First Danish soldier killed in Iraq

Denmark has lost its first soldier in Iraq after he was shot, along with two Iraqis, in a firefight near the British administered city of Basra.

Under fire: Iraqi resistance targets coalition troops daily

The fatal attack happened in Al-Madinah, a village some 50km north of the southern city where the soldier was serving in the International Stabilisation Force.

 

Meanwhile, in Baghdad, occupation soldiers came under repeated attack as tension among the Iraqi people continued to mount over a lack of drinking water, inflated gasoline prices and growing joblessness.

 

Services in the city of five million remain below pre-war levels.

 

Two US soldiers were shot as they left a restaurant Saturday evening. Though their injuries were not life threatening, escalating opposition strikes and an ever-increasing flow of injured comrades is sapping morale among US troops.

 

Attacks on US forces, mainly in Baghdad and the surrounding region where support for Hussein remains strong, have claimed the lives of 60 occupation soldiers since Washington declared major combat over on 1 May.

 

Helicopter downed

 

In another incident, a US helicopter was downed on Saturday in the unruly city of Tikrit, hometown of Iraq’s former President Saddam Hussein, an Aljazeera correspondent reported.

 

There was no information available on the cause of the crash and US soldiers prevented reporters from approaching the scene. Military spokespeople declined to comment on Sunday.

 

In Ramadi, 100km west of Baghdad, two Iraqi policemen were injured in a grenade attack, witnesses reported.

 

“Unknown assailants fired two grenades at the police station in Ramadi on Saturday at 2100 GMT, injuring two policemen,” AFP reported, citing Faris Mustafa.

 

Police chased one of the assailants, firing at him as he attempted to flee on a motorbike. He was shot dead, Mustafa said.

 

Ramadi is considered a stronghold of supporters of the former President, who hailed from the Sunni Muslim community that dominate the area.

 

They are very much embattled as Iraq’s Shia majority, suppressed under Hussein’s 25 year reign, reasserts its will.

 

Pipeline delay

 

In a further blow to the US administration in Iraq, The North Oil company said repairs on a recently reopened then sabotaged pipeline taking oil to Turkey will take between two weeks and one month to complete.

 

Spiralling costs of rebuilding the war-ravaged country coupled with Iraqi resistance attacks is denting President George  Bush’s popularity and making reconstruction ever-slower.

 

Central to US plans to rebuild the Iraqi economy is the repair of its oil infrastructure.

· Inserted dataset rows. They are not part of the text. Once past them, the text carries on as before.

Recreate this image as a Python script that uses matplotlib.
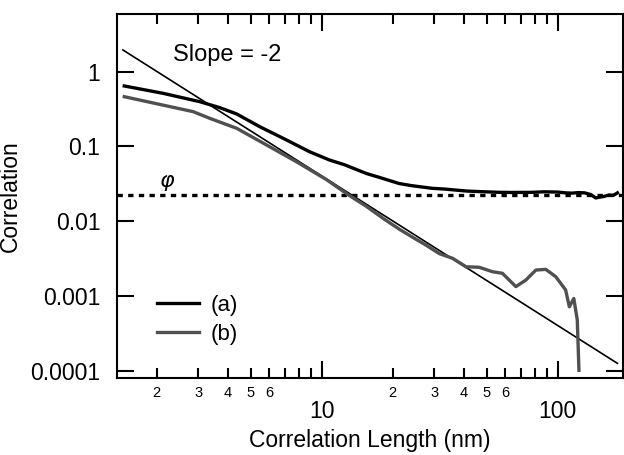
import matplotlib.pyplot as plt
from matplotlib.ticker import FixedLocator, NullFormatter, NullLocator

plt.rcParams["font.family"] = ["Liberation Sans", "DejaVu Sans"]
plt.rcParams["mathtext.fontset"] = "dejavusans"

# curve (a): black, thick
a_x = [1.46, 2.13, 3.05, 3.71, 4.37, 5.47, 7.11, 8.9, 10.8, 12.5, 15.5, 17.4,
       21.3, 24.0, 29.4, 33.1, 41.0, 46.0, 56.5, 63.5, 77.8, 87.5, 100, 108,
       115, 122, 130, 138, 145, 150, 157, 165, 172, 179]
a_y = [0.644, 0.514, 0.397, 0.33, 0.272, 0.184, 0.122, 0.085, 0.066, 0.057,
       0.0435, 0.039, 0.032, 0.030, 0.0276, 0.027, 0.0254, 0.0250, 0.0244,
       0.0243, 0.0244, 0.0248, 0.0246, 0.0240, 0.0238, 0.0242, 0.0240, 0.0228,
       0.0205, 0.0210, 0.0215, 0.0225, 0.0222, 0.0240]

# curve (b): grey
b_x = [1.46, 2.86, 3.36, 4.37, 5.84, 7.82, 10.5, 13.0, 15.4, 18.5, 21.4, 25.0,
       27.7, 31.5, 35.9, 40.9, 46.5, 52.9, 58.3, 66.5, 73.3, 80.8, 89.0, 98.1,
       108, 112, 117, 121, 123]
b_y = [0.463, 0.292, 0.238, 0.175, 0.105, 0.0626, 0.0360, 0.0225, 0.0160,
       0.0106, 0.0078, 0.0058, 0.0048, 0.00370, 0.0032, 0.00247, 0.00243,
       0.00212, 0.00202, 0.00134, 0.00164, 0.00223, 0.00228, 0.00182, 0.00121,
       0.00072, 0.00093, 0.00048, 0.000102]

# slope = -2 guide line and phi level
slope_x = [1.44, 179]
slope_y = [1.953, 1.264e-4]
phi_level = 0.0225

x_major = [10, 100]
x_minor = [2, 3, 4, 5, 6, 7, 8, 9, 20, 30, 40, 50, 60, 70, 80, 90]
x_minor_labels = ["2", "3", "4", "5", "6", "", "", "", "2", "3", "4", "5", "6", "", "", ""]
y_major = [1e-4, 1e-3, 1e-2, 1e-1, 1]
y_labels = ["0.0001", "0.001", "0.01", "0.1", "1"]

fig = plt.figure(figsize=(6.24, 4.55), dpi=100)
ax = fig.add_axes([117 / 624, 1 - 378 / 455, 506 / 624, 364 / 455])

ax.plot(slope_x, slope_y, color="black", lw=1.2)
ax.axhline(phi_level, color="black", lw=2.4, ls=(0, (1.6, 1.6)))
ax.plot(b_x, b_y, color="#505050", lw=2.4, label="(b)")
ax.plot(a_x, a_y, color="black", lw=2.4, label="(a)")

ax.set_xscale("log")
ax.set_yscale("log")
ax.set_xlim(1.36, 189)
ax.set_ylim(8.05e-5, 5.9)

ax.xaxis.set_major_locator(FixedLocator(x_major))
ax.set_xticklabels(["10", "100"])
ax.xaxis.set_minor_locator(FixedLocator(x_minor))
ax.set_xticklabels(x_minor_labels, minor=True)
ax.yaxis.set_major_locator(FixedLocator(y_major))
ax.set_yticklabels(y_labels)
ax.yaxis.set_minor_locator(NullLocator())
ax.yaxis.set_minor_formatter(NullFormatter())

ax.tick_params(which="major", direction="in", top=True, right=True,
               length=12.5, width=1.5, labelsize=16.5)
ax.tick_params(axis="x", which="major", pad=16)
ax.tick_params(axis="y", which="major", pad=12)
ax.tick_params(axis="x", which="minor", direction="in", top=True,
               length=7, width=1.5, labelsize=10.5, pad=6)
for s in ax.spines.values():
    s.set_linewidth(1.5)

ax.set_xlabel("Correlation Length (nm)", fontsize=16.5, labelpad=4)
ax.set_ylabel("Correlation", fontsize=16.5, labelpad=6)

ax.text(2.35, 1.67, "Slope = -2", fontsize=17, va="center", ha="left")
ax.text(2.22, 0.0335, r"$\varphi$", fontsize=16, va="center", ha="center")

handles, labels = ax.get_legend_handles_labels()
ax.legend(handles[::-1], labels[::-1], loc="lower left", frameon=False,
          fontsize=16, handlelength=1.9, handletextpad=0.5, labelspacing=0.35,
          bbox_to_anchor=(0.04, 0.037))

fig.savefig("out.png", dpi=100)
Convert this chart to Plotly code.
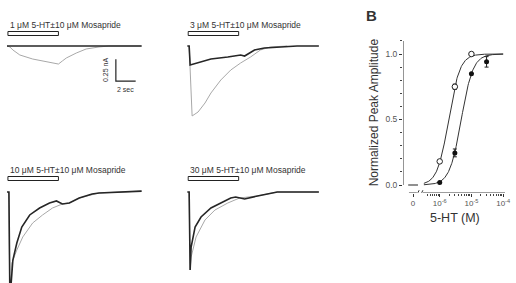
import numpy as np
import plotly.graph_objects as go

W, H = 516, 283

# ---------------- Panel A data (time s from trace start, current nA) -------------
conc_labels = ["1 μM 5-HT±10 μM Mosapride", "3 μM 5-HT±10 μM Mosapride",
               "10 μM 5-HT±10 μM Mosapride", "30 μM 5-HT±10 μM Mosapride"]
app_on, app_off = 0.1, 5.2  # drug application (s)

tl_black_t = [0, 13.6]
tl_black_i = [0, 0]
tl_gray_t = [0, 0.3, 0.6, 1.3, 2.6, 4.0, 5.2, 5.6, 6.0, 7.0, 8.0, 9.3, 10.3, 13.6]
tl_gray_i = [0, -0.011, -0.045, -0.102, -0.148, -0.182, -0.205, -0.17, -0.136, -0.08, -0.034, -0.011, 0, 0]

tr_black_t = [0, 0.2, 0.3, 1.1, 2.4, 4.1, 5.4, 5.8, 6.8, 7.8, 9.1, 11.1, 13.3]
tr_black_i = [0, 0, -0.216, -0.193, -0.148, -0.125, -0.102, -0.114, -0.045, -0.023, -0.011, 0, 0]
tr_gray_t = [0.2, 0.5, 1.1, 1.8, 2.4, 3.4, 4.4, 5.4, 6.4, 7.4, 8.4, 10.1]
tr_gray_i = [0, -0.795, -0.75, -0.648, -0.534, -0.386, -0.273, -0.193, -0.125, -0.045, -0.011, 0]

bl_black_t = [0, 0.2, 0.3, 0.6, 1.0, 1.5, 2.3, 3.3, 4.3, 5.0, 5.6, 6.3, 7.3, 8.6, 9.3, 11.3, 13.6]
bl_black_i = [0, 0, -1.23, -0.773, -0.58, -0.398, -0.261, -0.182, -0.125, -0.102, -0.136, -0.125, -0.068, -0.023, -0.011, 0, 0.01]
bl_gray_t = [0.2, 0.3, 0.5, 1.0, 1.6, 2.6, 3.6, 4.6, 5.6, 6.3, 7.3, 9.3, 13.6]
bl_gray_i = [0, -1.3, -0.807, -0.659, -0.511, -0.352, -0.261, -0.182, -0.136, -0.125, -0.068, -0.011, 0.01]

br_black_t = [0, 0.2, 0.3, 0.4, 0.8, 1.4, 2.4, 3.4, 4.4, 4.9, 5.3, 5.8, 7.1, 9.1, 11.1, 13.3]
br_black_i = [0, 0, -0.886, -0.625, -0.398, -0.284, -0.182, -0.125, -0.068, -0.057, -0.068, -0.08, -0.045, 0, 0, 0]
br_gray_t = [0.2, 0.3, 0.4, 0.9, 1.8, 2.8, 4.1, 5.3, 7.1, 9.1, 13.3]
br_gray_i = [0, -0.886, -0.739, -0.511, -0.318, -0.205, -0.125, -0.068, -0.045, 0, 0]

scale_t, scale_i = 2.0, 0.25  # scale bar: 2 sec, 0.25 nA

# ---------------- Panel B data -------------
open_logc = [-6, np.log10(3e-6), -5]
open_amp = [0.18, 0.75, 1.0]
open_err = [0.0, 0.02, 0.0]
fill_logc = [-6, np.log10(3e-6), -5, np.log10(3e-5)]
fill_amp = [0.02, 0.245, 0.85, 0.94]
fill_err = [0.0, 0.03, 0.0, 0.04]
zero_amp = 0.0
open_ec50, open_nh = 1.91e-6, 2.44
fill_ec50, fill_nh = 4.78e-6, 2.35
xtick_vals = [-6.84, -6, -5, -4]
xtick_text = ["0", "10<sup>-6</sup>", "10<sup>-5</sup>", "10<sup>-4</sup>"]

FONT = "Liberation Sans, Arial, sans-serif"
fig = go.Figure()

def px2x(p): return p / W
def px2y(p): return 1 - p / H

PX_PER_S, PX_PER_NA = 10.0, 88.0
panels = [  # x0 px, base y px, box top px, box bottom px
    (7, 46, 0, 140),
    (189, 46, 0, 140),
    (7, 192, 145, 283),
    (189, 192, 145, 283),
]
data = [(tl_black_t, tl_black_i, tl_gray_t, tl_gray_i),
        (tr_black_t, tr_black_i, tr_gray_t, tr_gray_i),
        (bl_black_t, bl_black_i, bl_gray_t, bl_gray_i),
        (br_black_t, br_black_i, br_gray_t, br_gray_i)]

layout = {}
shapes = []
annotations = []
for k, ((x0, yb, ytop, ybot), (bt, bi, gt, gi)) in enumerate(zip(panels, data), start=1):
    xa = "x" if k == 1 else f"x{k}"
    ya = "y" if k == 1 else f"y{k}"
    width_px = 145
    layout["xaxis" if k == 1 else f"xaxis{k}"] = dict(
        domain=[px2x(x0), px2x(x0 + width_px)], range=[0, width_px / PX_PER_S],
        visible=False, anchor=ya)
    layout["yaxis" if k == 1 else f"yaxis{k}"] = dict(
        domain=[px2y(ybot), px2y(ytop)],
        range=[-(ybot - yb) / PX_PER_NA, (yb - ytop) / PX_PER_NA],
        visible=False, anchor=xa)
    fig.add_trace(go.Scatter(x=gt, y=gi, mode="lines", xaxis=xa, yaxis=ya,
                             line=dict(color="#a8a8a8", width=1), showlegend=False,
                             hoverinfo="skip"))
    fig.add_trace(go.Scatter(x=bt, y=bi, mode="lines", xaxis=xa, yaxis=ya,
                             line=dict(color="#262626", width=1.6), showlegend=False,
                             hoverinfo="skip"))
    bar_y = 33.5 if k <= 2 else 178.5
    shapes.append(dict(type="rect", xref=xa, yref="paper", x0=app_on, x1=app_off,
                       y0=px2y(bar_y + 2), y1=px2y(bar_y - 2),
                       line=dict(color="#222", width=1), fillcolor="white"))
    lab_y = 25 if k <= 2 else 170
    annotations.append(dict(text=conc_labels[k - 1], xref="paper", yref="paper",
                            x=px2x(x0 + 1), y=px2y(lab_y), xanchor="left", yanchor="middle",
                            showarrow=False, font=dict(family=FONT, size=8.5, color="#333")))

# scale bar in top-left panel
sb_t0, sb_i0 = 11.0, -0.4
fig.add_trace(go.Scatter(x=[sb_t0, sb_t0, sb_t0 + scale_t], y=[sb_i0 + scale_i, sb_i0, sb_i0],
                         mode="lines", xaxis="x", yaxis="y", line=dict(color="#222", width=1.2),
                         showlegend=False, hoverinfo="skip"))
annotations.append(dict(text="0.25 nA", xref="paper", yref="paper", x=px2x(106), y=px2y(70),
                        textangle=-90, showarrow=False, xanchor="center", yanchor="middle",
                        font=dict(family=FONT, size=7, color="#333")))
annotations.append(dict(text="2 sec", xref="paper", yref="paper", x=px2x(127), y=px2y(89),
                        showarrow=False, xanchor="center", yanchor="middle",
                        font=dict(family=FONT, size=7, color="#333")))

# ---------------- Panel B -------------
xr = [-7.156, -3.94]
yr = [-0.06, 1.1]
ytop_px = 54 - 0.1 * 131
ybot_px = 185 + 0.06 * 131
layout["xaxis5"] = dict(domain=[px2x(407), px2x(510)], range=xr, anchor="y5",
                        showline=False, showgrid=False, zeroline=False,
                        tickmode="array", tickvals=xtick_vals, ticktext=xtick_text,
                        ticks="outside", ticklen=3, tickcolor="#333", tickwidth=1,
                        tickfont=dict(family=FONT, size=8, color="#555"),
                        minor=dict(tickmode="array",
                                   tickvals=[np.log10(m) + d for d in (-7, -6, -5) for m in range(2, 10)
                                             if -6.5 < np.log10(m) + d < -4],
                                   ticks="outside", ticklen=2, tickcolor="#444"))
layout["yaxis5"] = dict(domain=[px2y(ybot_px), px2y(ytop_px)], range=yr, anchor="x5",
                        showline=False, showgrid=False, zeroline=False,
                        tickvals=[0, 0.5, 1.0], ticktext=["0.0", "0.5", "1.0"],
                        ticks="outside", ticklen=3, tickcolor="#333",
                        tickfont=dict(family=FONT, size=8.5, color="#555"),
                        minor=dict(dtick=0.1, tick0=0, ticks="outside", ticklen=2, tickcolor="#444"))

# axis lines
shapes.append(dict(type="line", xref="x5", yref="y5", x0=xr[0], x1=xr[0], y0=0, y1=1.1,
                   line=dict(color="#333", width=1)))
shapes.append(dict(type="line", xref="x5", yref="y5", x0=-6.97, x1=-6.72, y0=yr[0], y1=yr[0],
                   line=dict(color="#333", width=1)))
shapes.append(dict(type="line", xref="x5", yref="y5", x0=-6.53, x1=-3.94, y0=yr[0], y1=yr[0],
                   line=dict(color="#333", width=1)))
for bx in (-6.69, -6.57):
    shapes.append(dict(type="line", xref="x5", yref="y5", x0=bx - 0.04, x1=bx + 0.04,
                       y0=yr[0] - 0.02, y1=yr[0] + 0.02, line=dict(color="#333", width=1)))

xs = np.linspace(-6.5, -4.0, 200)
c = 10 ** xs
open_fit = c ** open_nh / (c ** open_nh + open_ec50 ** open_nh)
fill_fit = c ** fill_nh / (c ** fill_nh + fill_ec50 ** fill_nh)
for yfit in (open_fit, fill_fit):
    fig.add_trace(go.Scatter(x=xs, y=yfit, mode="lines", xaxis="x5", yaxis="y5",
                             line=dict(color="#333", width=1), showlegend=False, hoverinfo="skip"))

fig.add_trace(go.Scatter(x=fill_logc, y=fill_amp, mode="markers", xaxis="x5", yaxis="y5",
                         error_y=dict(type="data", array=fill_err, color="#222", thickness=1, width=2),
                         marker=dict(color="#111", size=5), showlegend=False, hoverinfo="skip"))
fig.add_trace(go.Scatter(x=open_logc, y=open_amp, mode="markers", xaxis="x5", yaxis="y5",
                         error_y=dict(type="data", array=open_err, color="#222", thickness=1, width=2),
                         marker=dict(color="white", size=5.5, line=dict(color="#222", width=1)),
                         showlegend=False, hoverinfo="skip"))
fig.add_trace(go.Scatter(x=[xtick_vals[0]], y=[zero_amp], mode="markers", xaxis="x5", yaxis="y5",
                         marker=dict(symbol="line-ew", size=7, line=dict(color="#222", width=1.2)),
                         showlegend=False, hoverinfo="skip"))

annotations.append(dict(text="Normalized Peak Amplitude", xref="paper", yref="paper",
                        x=px2x(378), y=px2y(112), textangle=-90, showarrow=False,
                        xanchor="center", yanchor="middle",
                        font=dict(family=FONT, size=12, color="#333")))
annotations.append(dict(text="5-HT (M)", xref="paper", yref="paper", x=px2x(459), y=px2y(218),
                        showarrow=False, xanchor="center", yanchor="middle",
                        font=dict(family=FONT, size=12.5, color="#333")))
annotations.append(dict(text="<b>B</b>", xref="paper", yref="paper", x=px2x(375), y=px2y(16),
                        showarrow=False, xanchor="center", yanchor="middle",
                        font=dict(family=FONT, size=15, color="#333")))

fig.update_layout(width=W, height=H, margin=dict(l=0, r=0, t=0, b=0),
                  paper_bgcolor="white", plot_bgcolor="white",
                  shapes=shapes, annotations=annotations, **layout)
fig.write_html("out.html", config={"displayModeBar": False})
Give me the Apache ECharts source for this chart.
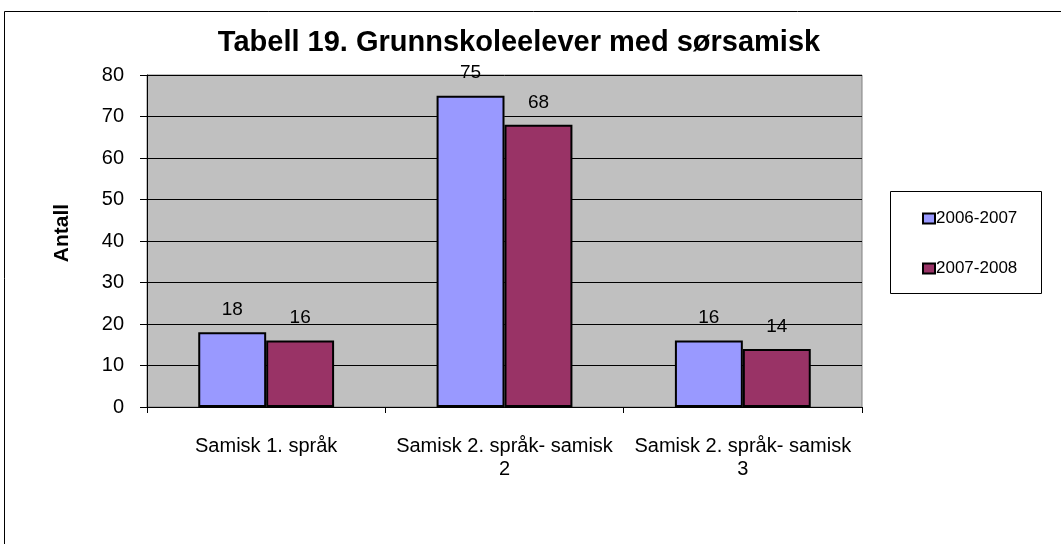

The gulf country sits on the world’s second largest oil reserves and frequent sabotage is depriving it of badly needed export earnings.

 

For every day the pipeline to Turkey remains out of action, Iraq loses $6 million in earnings. 

 

Iraq is currently exporting 700,000 barrels per day from its second main outlet, Basra. Sabotage and looting since the overthrow of Hussein have left just 150 of 700 oil wells in working order, officials have said.

 

“We were happy at first when the Americans came,” shop owner Jasm Kathai, 40, told AFP. “Now they should keep out, no one wants them around.”